Flexible displays that can be bent or rolled, as well as electronic-ink products (see our hands-on look at Sony's Reader), will also find a piece of the market, starting in areas like grocery-store shelf price tags that can be instantly and easily updated.
Touch screens will also likely become more popular for niche uses. NYU researcher Jeff Han demonstrated an impressive advancement of the technology earlier this year, in the form of a multi-touch-screen, partially gesture-based interface.
Graphics: Not Just for Gamers
There's no end in sight to the PC's increasing hunger for more graphical power. As nVidia chief scientist David Kirk says, "We're years and years away from being able to do everything we'd like to be able to do."
GPU manufacturers are busy preparing for DirectX 10 and its promised 8X performance improvement over DirectX 9. Expect nVidia and ATI to transition to GPUs that use unified shader architectures featuring general-purpose pipelines that can process pixels, geometry, or even physics code. Future GPUs will pile on more and more of these pipelines, enabling some truly amazing effects. Dedicated physics cards (like the Ageia PhysX accelerator), which supplement your regular graphics board, may also become more prevalent. The market will soon decide whether the GPU or a secondary processor is the best way to handle physics processing.

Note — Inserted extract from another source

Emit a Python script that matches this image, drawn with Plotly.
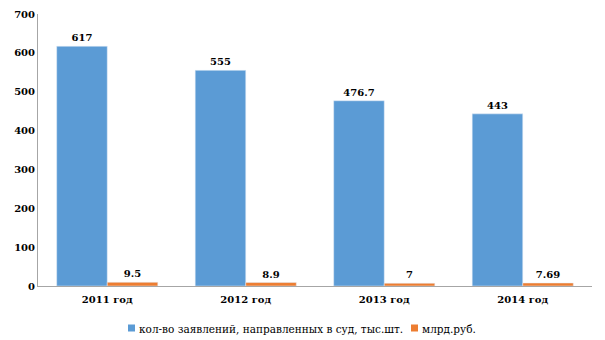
import plotly.graph_objects as go

years = ["2011 год", "2012 год", "2013 год", "2014 год"]
claims = [617, 555, 476.7, 443]
claims_text = ["617", "555", "476.7", "443"]
amount = [9.5, 8.9, 7, 7.69]
amount_text = ["9.5", "8.9", "7", "7.69"]
series_names = ["кол-во заявлений, направленных в суд, тыс.шт.", "млрд.руб."]
series_colors = ["#5B9BD5", "#ED7D31"]

serif = "DejaVu Serif"
W, H = 605, 340
ML, MR, MT, MB = 38, 13, 14, 54
pw, ph = W - ML - MR, H - MT - MB

fig = go.Figure()
for vals, txt, name, col in [(claims, claims_text, series_names[0], series_colors[0]),
                             (amount, amount_text, series_names[1], series_colors[1])]:
    fig.add_trace(go.Bar(
        x=years, y=vals, name=name, marker_color=col,
        text=txt, textposition="outside",
        textfont=dict(family=serif, size=10, color="#000000", weight="bold"),
        cliponaxis=False, showlegend=False,
    ))

# compact legend row below the axis
def px_x(p):
    return (p - ML) / pw

def px_y(p):
    return (H - MB - p) / ph

legend_items = [(128, series_names[0], series_colors[0]), (411, series_names[1], series_colors[1])]
for x0, name, col in legend_items:
    fig.add_shape(type="rect", xref="paper", yref="paper",
                  x0=px_x(x0), x1=px_x(x0 + 7), y0=px_y(331.5), y1=px_y(324.5),
                  fillcolor=col, line_width=0)
    fig.add_annotation(xref="paper", yref="paper", x=px_x(x0 + 9), y=px_y(328.5),
                       xanchor="left", yanchor="middle", showarrow=False, text=name,
                       font=dict(family=serif, size=10.5, color="#000000"))

fig.update_layout(
    width=W, height=H,
    margin=dict(l=ML, r=MR, t=MT, b=MB, autoexpand=False),
    barmode="group", bargap=0.27, bargroupgap=0,
    plot_bgcolor="white", paper_bgcolor="white",
    font=dict(family=serif, color="#000000"),
)
fig.update_xaxes(showline=True, linecolor="#A6A6A6", linewidth=1,
                 ticks="", ticklabelstandoff=4, automargin=False,
                 tickfont=dict(family=serif, size=10, color="#000000", weight="bold"))
fig.update_yaxes(range=[0, 700], dtick=100, showgrid=False, zeroline=False,
                 showline=True, linecolor="#A6A6A6", linewidth=1, ticks="",
                 automargin=False,
                 tickfont=dict(family=serif, size=10, color="#000000", weight="bold"))

fig.write_html("out.html")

Products like the nVidia Quadro Plex may also be a sign of the way the market is headed: The $17,000-plus device is an external graphics system that can perform up to 80 billion calculations per second, about ten times what today's top high-powered PC graphics cards can manage. Experts believe that the next generation of cards could consume up to a blazing 200 watts of power and require external components.
Another emerging graphics technology, general-purpose GPU, uses the custom computing capabilities of a graphics card in a nongaming environment. Adobe has been using GPGPU for functions such as video transitions in some form since 1995.
Storage: Terabytes and Beyond
Hitachi senior VP Bill Healy says that if current trends hold, by 2025 a standard 3.5-inch hard drive (if any manufacturer still bothered to make models in that format) could contain up to 20 terabytes of data.
Driving the immediate surge of capacity is perpendicular magnetic recording technology, which overcomes the limitations of traditional longitudinal magnetic recording and packs much more data into a far smaller physical area. The first hard drives using PMR reached market last year. Seagate's chief technology officer, Mark Kryder, informed us that all of his company's upcoming hard drives will employ it.
Heat-assisted magnetic recording (HAMR), which allows platters to be made from materials that can support a denser number of bits, is expected early next decade. Even more of a long shot is patterned media, which forgoes a uniform layer in favor of "islands" of material that do not physically touch each other.
The future of optical storage is far less certain. The current battle between Blu-ray Disc and HD DVD, two competing and incompatible blue-laser formats, has no clear winner in sight. "As long as there are two solutions battling it out, there will never be a critical mass established, and that will keep prices high," Gartner's Steve Kleynhans says. "You need a single standard in order to get economies of scale and broad public acceptance."
Meanwhile, one potential upgrade to flash media could come in the form of ultradense probe storage, which is being developed by Seagate, among others. It's based on technology borrowed from electron microscopes, and it could well cram 10GB into a device the size of an SD Card.